Monetary policy divergence has been the main driver behind dollar strength, and despite this morning’s step backwards, the greenback is in a strong position to regain its momentum.
This morning’s economic data showed that the labor market continues to improve. Jobless claims were only 246K last week. The four week average fell to the lowest level since 1973. A slew of data, including Retail Sales, is set for release tomorrow and could spark volatility. In addition, Janet Yellen will speak at the Boston Fed Conference tomorrow afternoon.
The safe-haven Japanese yen found strength overnight following the release of dreadful Chinese trade data. China recorded its second steepest drop in exports this year. The 10 % year-on-year contraction more than tripled expectations of only a 3.3% decline. The yen had touched its weakest level since July versus the U.S. dollar yesterday.
The Australian dollar dipped to a 3-week low against the U.S. dollar following the disappointing Chinese data. China is Australia’s largest trading partner.
The British pound took a pause from its massive sell-off overnight, but most analysts believe that sterling has yet to carve out a bottom. The sterling is 18% lower against the U.S. dollar since the Brexit vote this summer. The Bank of England has warned that a 20% fall in the pound could cause import prices in the U.K. to rise about 12 to 13% and could lift consumer prices by an extra 4 percentage points over three or four years.
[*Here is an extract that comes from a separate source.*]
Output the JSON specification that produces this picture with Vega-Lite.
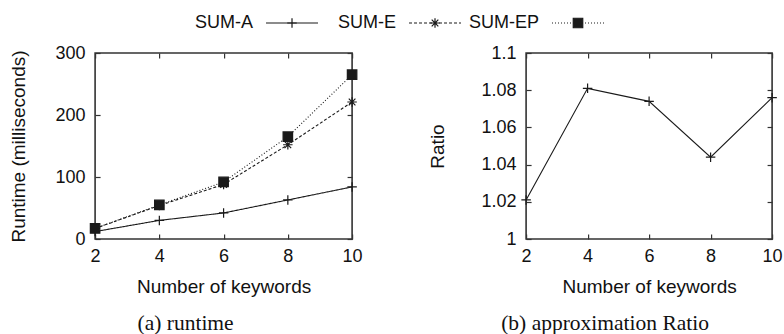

Well, the pound’s demise is already starting to affect the average consumer. Tesco, the U.K.’s largest supermarket chain, is “experiencing availability issues” on a number of Unilever products. Unilever produces everyday products including the popular Marmite breakfast spread, Hellman’s mayonnaise and over 100 Dove personal care products. Unilever wants to raise prices by about 10% to make up for losses due to the pound’s fall.
Other companies, such as Nestle, have stated that they will also look to raise prices in the U.K. In the end, the average consumer will be stuck with higher prices for everyday goods.